● What is asked: Search the records for "this" and copy each line that holds it.

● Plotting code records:

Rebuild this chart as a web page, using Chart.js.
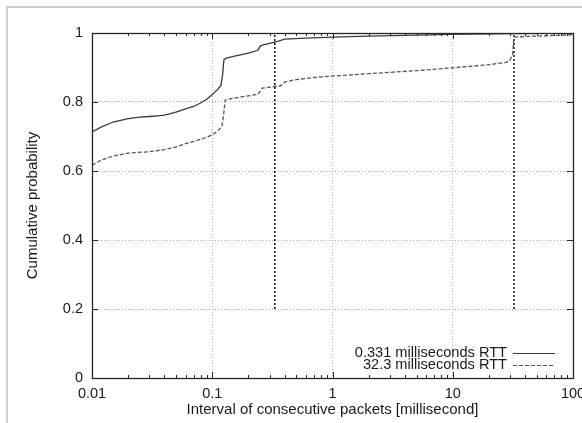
<!DOCTYPE html>
<html>
<head>
    <title>Interval of consecutive packets CDF</title>
    <script src="https://cdn.jsdelivr.net/npm/chart.js@4/dist/chart.umd.min.js"></script>
    <style>
        body {
            margin: 0;
            background: #fff;
            font-family: 'Liberation Sans', Arial, sans-serif;
        }
        #frame {
            position: absolute;
            left: 6px;
            top: 6px;
            width: 620px;
            height: 460px;
            border: 2px solid #cfcfcf;
        }
        #wrap {
            position: absolute;
            left: 0;
            top: 0;
            width: 582px;
            height: 423px;
        }
    </style>
</head>
<body>
    <div id="frame"></div>
    <div id="wrap"><canvas id="cdf"></canvas></div>

    <script>
        // axis ticks
        const xTicks = [0.01, 0.1, 1, 10, 100];
        const xTickLabels = ['0.01', '0.1', '1', '10', '100'];
        const yTicks = [0, 0.2, 0.4, 0.6, 0.8, 1];
        const yTickLabels = ['0', '0.2', '0.4', '0.6', '0.8', '1'];

        // 0.331 ms RTT (solid)
        const fastX = [0.01, 0.012, 0.015, 0.02, 0.025, 0.03, 0.035, 0.04, 0.045, 0.05, 0.06, 0.07, 0.08, 0.09,
                       0.1, 0.11, 0.118, 0.122, 0.125, 0.13, 0.15, 0.2, 0.24, 0.25, 0.27, 0.3, 0.35, 0.4, 0.6,
                       1, 2, 5, 10, 30, 100];
        const fastY = [0.713, 0.728, 0.742, 0.752, 0.756, 0.758, 0.760, 0.762, 0.766, 0.771, 0.780, 0.787, 0.797, 0.808,
                       0.822, 0.835, 0.848, 0.88, 0.922, 0.927, 0.932, 0.942, 0.950, 0.962, 0.966, 0.970, 0.976, 0.982, 0.985,
                       0.988, 0.991, 0.994, 0.996, 0.998, 1.0];

        // 32.3 ms RTT (dashed)
        const slowX = [0.01, 0.012, 0.015, 0.02, 0.03, 0.04, 0.045, 0.05, 0.06, 0.07, 0.08, 0.09, 0.1, 0.11, 0.12,
                       0.124, 0.128, 0.13, 0.15, 0.2, 0.24, 0.26, 0.3, 0.37, 0.4, 0.5, 0.7, 1, 2, 5, 10, 20, 28,
                       30, 31.5, 32.3, 40, 60, 100];
        const slowY = [0.617, 0.632, 0.643, 0.652, 0.656, 0.662, 0.666, 0.670, 0.679, 0.686, 0.692, 0.698, 0.705, 0.715, 0.728,
                       0.76, 0.805, 0.807, 0.811, 0.818, 0.822, 0.840, 0.843, 0.847, 0.858, 0.865, 0.871, 0.875, 0.882, 0.891,
                       0.899, 0.908, 0.915, 0.922, 0.94, 0.988, 0.99, 0.992, 0.995];

        // RTT marker lines
        const rttValues = [0.331, 32.3];
        const rttSpan = [0.2, 1];

        const seriesLabels = ['0.331 milliseconds RTT', '32.3 milliseconds RTT'];

        const toPoints = (xs, ys) => xs.map((x, i) => ({x: x, y: ys[i]}));

        const textFont = "'Liberation Sans', Arial, sans-serif";

        // gnuplot-style box with inward ticks
        const boxPlugin = {
            id: 'box',
            afterDatasetsDraw(chart) {
                const {ctx, chartArea: a, scales} = chart;
                const xs = scales.x, ys = scales.y;
                ctx.save();
                ctx.strokeStyle = '#262626';
                ctx.lineWidth = 1;
                ctx.beginPath();
                xTicks.forEach((v, i) => {
                    const px = Math.round(xs.getPixelForValue(v)) + 0.5;
                    ctx.moveTo(px, a.bottom); ctx.lineTo(px, a.bottom - 6);
                    ctx.moveTo(px, a.top); ctx.lineTo(px, a.top + 6);
                    if (i < xTicks.length - 1) {
                        for (let k = 2; k < 10; k++) {
                            const mx = Math.round(xs.getPixelForValue(v * k)) + 0.5;
                            ctx.moveTo(mx, a.bottom); ctx.lineTo(mx, a.bottom - 3);
                            ctx.moveTo(mx, a.top); ctx.lineTo(mx, a.top + 3);
                        }
                    }
                });
                yTicks.forEach(v => {
                    const py = Math.round(ys.getPixelForValue(v)) + 0.5;
                    ctx.moveTo(a.left, py); ctx.lineTo(a.left + 6, py);
                    ctx.moveTo(a.right, py); ctx.lineTo(a.right - 6, py);
                });
                ctx.stroke();
                ctx.lineWidth = 1.3;
                ctx.strokeRect(Math.round(a.left) + 0.5, Math.round(a.top) + 0.5,
                               Math.round(a.right - a.left), Math.round(a.bottom - a.top));
                ctx.restore();
            }
        };

        // legend: text right-aligned, sample on the right
        const keyPlugin = {
            id: 'key',
            afterDraw(chart) {
                const {ctx, chartArea: a} = chart;
                ctx.save();
                ctx.font = '14.6px ' + textFont;
                ctx.fillStyle = '#1a1a1a';
                ctx.textAlign = 'right';
                ctx.textBaseline = 'middle';
                for (let i = 0; i < 2; i++) {
                    const ds = chart.data.datasets[i];
                    const y = a.bottom - 25 + i * 12;
                    ctx.fillText(ds.label, a.right - 66, y);
                    ctx.strokeStyle = ds.borderColor;
                    ctx.lineWidth = 1;
                    ctx.setLineDash(ds.borderDash || []);
                    ctx.beginPath();
                    ctx.moveTo(a.right - 60, y + 0.5);
                    ctx.lineTo(a.right - 18, y + 0.5);
                    ctx.stroke();
                }
                ctx.restore();
            }
        };

        const gridColor = (ctx, ends) =>
            ends.includes(ctx.tick.value) ? 'rgba(0,0,0,0)' : '#a8a8a8';

        new Chart(document.getElementById('cdf'), {
            type: 'line',
            data: {
                datasets: [
                    {
                        label: seriesLabels[0],
                        data: toPoints(fastX, fastY),
                        borderColor: '#3a3a3a',
                        borderWidth: 1.3,
                        pointRadius: 0,
                        tension: 0
                    },
                    {
                        label: seriesLabels[1],
                        data: toPoints(slowX, slowY),
                        borderColor: '#555555',
                        borderWidth: 1.3,
                        borderDash: [4, 2],
                        pointRadius: 0,
                        tension: 0
                    },
                    {
                        label: 'rtt-a',
                        data: rttSpan.map(y => ({x: rttValues[0], y: y})),
                        borderColor: '#111',
                        borderWidth: 1.5,
                        borderDash: [2, 2],
                        pointRadius: 0
                    },
                    {
                        label: 'rtt-b',
                        data: rttSpan.map(y => ({x: rttValues[1], y: y})),
                        borderColor: '#111',
                        borderWidth: 1.5,
                        borderDash: [2, 2],
                        pointRadius: 0
                    }
                ]
            },
            options: {
                responsive: true,
                maintainAspectRatio: false,
                animation: false,
                layout: {
                    padding: {left: 10, top: 33, right: 9, bottom: 0}
                },
                plugins: {
                    legend: {display: false},
                    tooltip: {enabled: false}
                },
                scales: {
                    x: {
                        type: 'logarithmic',
                        min: 0.01,
                        max: 100,
                        afterBuildTicks: s => { s.ticks = xTicks.map(v => ({value: v})); },
                        afterFit: s => { s.height = 45; s.paddingLeft = 0; s.paddingRight = 0; },
                        ticks: {
                            callback: (v, i) => xTickLabels[i],
                            maxRotation: 0,
                            autoSkip: false,
                            padding: 7,
                            color: '#1a1a1a',
                            font: {family: textFont, size: 14.5}
                        },
                        grid: {
                            color: c => gridColor(c, [0.01, 100]),
                            drawTicks: false,
                            lineWidth: 1
                        },
                        border: {display: false, dash: [1, 2]},
                        title: {
                            display: true,
                            text: 'Interval of consecutive packets [millisecond]',
                            color: '#1a1a1a',
                            font: {family: textFont, size: 15},
                            padding: {top: 0, bottom: 4}
                        }
                    },
                    y: {
                        min: 0,
                        max: 1,
                        afterBuildTicks: s => { s.ticks = yTicks.map(v => ({value: v})); },
                        afterFit: s => { s.width = 82; s.paddingTop = 0; s.paddingBottom = 0; },
                        ticks: {
                            callback: (v, i) => yTickLabels[i],
                            padding: 9,
                            color: '#1a1a1a',
                            font: {family: textFont, size: 14.5}
                        },
                        grid: {
                            color: c => gridColor(c, [0, 1]),
                            drawTicks: false,
                            lineWidth: 1
                        },
                        border: {display: false, dash: [1, 2]},
                        title: {
                            display: true,
                            text: 'Cumulative probability',
                            color: '#1a1a1a',
                            font: {family: textFont, size: 15},
                            padding: {top: 14, bottom: 0}
                        }
                    }
                }
            },
            plugins: [boxPlugin, keyPlugin]
        });
    </script>
</body>
</html>
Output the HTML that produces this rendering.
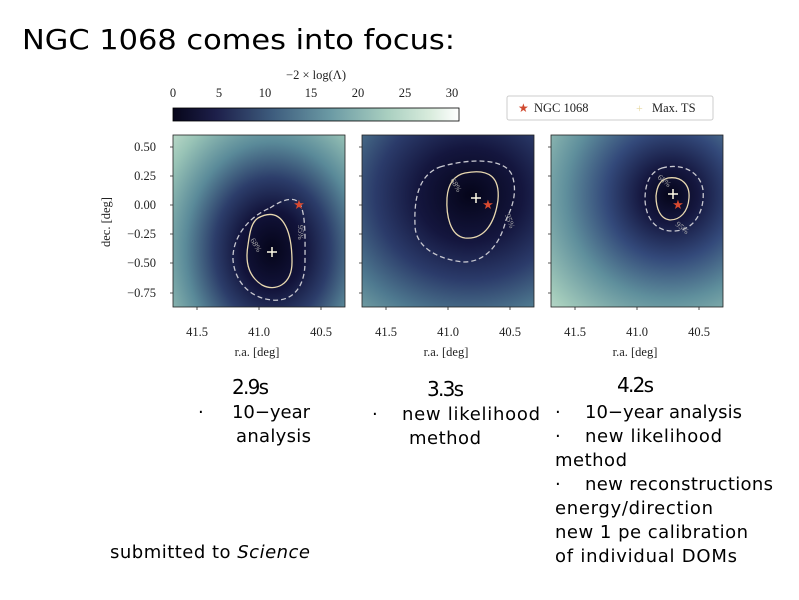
<!DOCTYPE html>
<html><head><meta charset="utf-8"><style>
body{margin:0;background:#fff;}
svg{display:block;}
.t{font-family:"DejaVu Sans","Liberation Sans",sans-serif;font-size:18px;fill:#000;}
.s{font-family:"Liberation Serif",serif;font-size:12.5px;fill:#222;}
</style></head><body>
<svg width="799" height="600" viewBox="0 0 799 600" xmlns="http://www.w3.org/2000/svg">
<defs>
<linearGradient id="cb" x1="0" x2="1" y1="0" y2="0">
<stop offset="0" stop-color="#07061a"/><stop offset="0.15" stop-color="#1d1f4a"/>
<stop offset="0.35" stop-color="#3e5d7e"/><stop offset="0.55" stop-color="#6b9aa4"/>
<stop offset="0.75" stop-color="#a9cfc0"/><stop offset="0.9" stop-color="#d9ecdd"/><stop offset="1" stop-color="#ffffff"/>
</linearGradient>
<radialGradient id="g1" gradientUnits="userSpaceOnUse" cx="272" cy="250" r="180" gradientTransform="translate(272 250) scale(0.8 1) translate(-272 -250)">
<stop offset="0" stop-color="#05051a"/><stop offset="0.22" stop-color="#12133a"/><stop offset="0.4" stop-color="#2c3d6a"/>
<stop offset="0.6" stop-color="#5a8a99"/><stop offset="0.82" stop-color="#98c3b6"/><stop offset="1" stop-color="#c8e2cf"/>
</radialGradient>
<radialGradient id="g2" gradientUnits="userSpaceOnUse" cx="470" cy="195" r="210" gradientTransform="translate(470 195) scale(1 0.9) translate(-470 -195)">
<stop offset="0" stop-color="#05051a"/><stop offset="0.25" stop-color="#14163e"/><stop offset="0.45" stop-color="#2b3b6a"/>
<stop offset="0.66" stop-color="#4f7a90"/><stop offset="0.88" stop-color="#86b3ad"/><stop offset="1" stop-color="#a9cdc0"/>
</radialGradient>
<radialGradient id="g3" gradientUnits="userSpaceOnUse" cx="670" cy="195" r="200">
<stop offset="0" stop-color="#05051a"/><stop offset="0.14" stop-color="#15173f"/><stop offset="0.32" stop-color="#33497a"/>
<stop offset="0.52" stop-color="#5f8f9c"/><stop offset="0.76" stop-color="#a3cbbb"/><stop offset="1" stop-color="#eef6ee"/>
</radialGradient>
</defs>
<text x="22" y="49" font-family="DejaVu Sans,Liberation Sans,sans-serif" font-size="28" textLength="433" lengthAdjust="spacingAndGlyphs">NGC 1068 comes into focus:</text>

<text x="316" y="79" class="s" text-anchor="middle">−2 × log(Λ)</text>
<g class="s" text-anchor="middle">
<text x="173" y="97">0</text><text x="219" y="97">5</text><text x="265" y="97">10</text><text x="311" y="97">15</text><text x="358" y="97">20</text><text x="405" y="97">25</text><text x="452" y="97">30</text>
</g>
<rect x="173" y="108" width="286" height="13" fill="url(#cb)" stroke="#000" stroke-width="0.8"/>
<rect x="507" y="96" width="206" height="24" fill="#fff" stroke="#ccc" rx="2"/>
<text x="518" y="112" fill="#d04a30" font-size="12">★</text><text x="534" y="112" class="s">NGC 1068</text>
<text x="636" y="112" fill="#e8d8a0" font-size="12">+</text><text x="652" y="112" class="s">Max. TS</text>

<rect x="173" y="135" width="172" height="172" fill="url(#g1)" stroke="#222" stroke-width="0.8"/>
<rect x="362" y="135" width="172" height="172" fill="url(#g2)" stroke="#222" stroke-width="0.8"/>
<rect x="551" y="135" width="172" height="172" fill="url(#g3)" stroke="#222" stroke-width="0.8"/>

<path d="M258 218 C282 205 292 230 292 262 C292 285 275 292 262 285 C248 276 245 262 248 245 C250 230 252 222 258 218Z" fill="none" stroke="#e8d8b0" stroke-width="1.3"/>
<path d="M270 208 C283 199 295 196 300 204 C306 215 305 240 305 262 C305 290 290 302 272 300 C250 298 235 282 233 260 C232 238 248 217 270 208Z" fill="none" stroke="#c8c8d0" stroke-width="1.3" stroke-dasharray="5,3"/>
<path d="M465 173 C490 168 500 178 498 200 C495 222 485 240 465 238 C450 236 446 215 447 198 C448 183 455 175 465 173Z" fill="none" stroke="#e8d8b0" stroke-width="1.3"/>
<path d="M440 167 C470 158 505 158 512 175 C518 192 512 208 506 220 C500 245 485 262 464 262 C440 260 415 248 415 225 C414 200 418 175 440 167Z" fill="none" stroke="#c8c8d0" stroke-width="1.3" stroke-dasharray="5,3"/>
<path d="M668 178 C682 176 690 185 689 198 C688 212 680 220 670 220 C660 219 656 208 656 196 C657 186 660 180 668 178Z" fill="none" stroke="#e8d8b0" stroke-width="1.3"/>
<path d="M662 168 C680 163 700 170 703 190 C705 210 695 230 675 231 C655 232 646 218 645 200 C645 183 650 172 662 168Z" fill="none" stroke="#c8c8d0" stroke-width="1.3" stroke-dasharray="5,3"/>

<g font-family="Liberation Serif,serif" font-size="8" fill="#aaa">
<text x="250" y="240" transform="rotate(60 250 240)">68%</text>
<text x="298" y="225" transform="rotate(90 298 225)">95%</text>
<text x="450" y="180" transform="rotate(60 450 180)">68%</text>
<text x="505" y="215" transform="rotate(70 505 215)">95%</text>
<text x="657" y="178" transform="rotate(40 657 178)">68%</text>
<text x="675" y="225" transform="rotate(40 675 225)">95%</text>
</g>

<g fill="#d94a30" font-size="13" text-anchor="middle">
<text x="299" y="209">★</text><text x="488" y="209">★</text><text x="678" y="209">★</text>
</g>
<g stroke="#fffbe6" stroke-width="1.5">
<path d="M267 252h10M272 247v10"/><path d="M471 198h10M476 193v10"/><path d="M668 194h10M673 189v10"/>
</g>

<g stroke="#222" stroke-width="0.8">
<path d="M170 147h3M170 176h3M170 205h3M170 234h3M170 263h3M170 293h3"/>
<path d="M359 147h3M359 176h3M359 205h3M359 234h3M359 263h3M359 293h3"/>
<path d="M548 147h3M548 176h3M548 205h3M548 234h3M548 263h3M548 293h3"/>
<path d="M197 307v3M259 307v3M321 307v3M386 307v3M448 307v3M510 307v3M575 307v3M637 307v3M699 307v3"/>
</g>
<g class="s" text-anchor="end">
<text x="156" y="151">0.50</text><text x="156" y="180">0.25</text><text x="156" y="209">0.00</text>
<text x="156" y="238">−0.25</text><text x="156" y="267">−0.50</text><text x="156" y="297">−0.75</text>
</g>
<text x="110" y="222" class="s" text-anchor="middle" transform="rotate(-90 110 222)">dec. [deg]</text>
<g class="s" text-anchor="middle">
<text x="197" y="336">41.5</text><text x="259" y="336">41.0</text><text x="321" y="336">40.5</text>
<text x="386" y="336">41.5</text><text x="448" y="336">41.0</text><text x="510" y="336">40.5</text>
<text x="575" y="336">41.5</text><text x="637" y="336">41.0</text><text x="699" y="336">40.5</text>
<text x="257" y="356">r.a. [deg]</text><text x="446" y="356">r.a. [deg]</text><text x="635" y="356">r.a. [deg]</text>
</g>

<g class="t" lengthAdjust="spacingAndGlyphs">
<text x="232" y="394" font-size="20" textLength="37">2.9s</text>
<text x="427" y="396" font-size="20" textLength="37">3.3s</text>
<text x="617" y="392" font-size="20" textLength="37">4.2s</text>
<text x="198" y="418">·</text><text x="232" y="418" textLength="78">10−year</text>
<text x="236" y="442" textLength="75">analysis</text>
<text x="372" y="420">·</text><text x="402" y="420" textLength="138">new likelihood</text>
<text x="409" y="444" textLength="72">method</text>
<text x="555" y="418">·</text><text x="585" y="418" textLength="157">10−year analysis</text>
<text x="555" y="442">·</text><text x="585" y="442" textLength="137">new likelihood</text>
<text x="555" y="466" textLength="72">method</text>
<text x="555" y="490">·</text><text x="585" y="490" textLength="188">new reconstructions</text>
<text x="555" y="514" textLength="158">energy/direction</text>
<text x="555" y="538" textLength="193">new 1 pe calibration</text>
<text x="555" y="562" textLength="182">of individual DOMs</text>
<text x="110" y="558" textLength="200">submitted to <tspan font-style="italic">Science</tspan></text>
</g>
</svg>
</body></html>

● Full output:
Rebuild this chart as a web page, using Chart.js.
Output the HTML that produces this rendering.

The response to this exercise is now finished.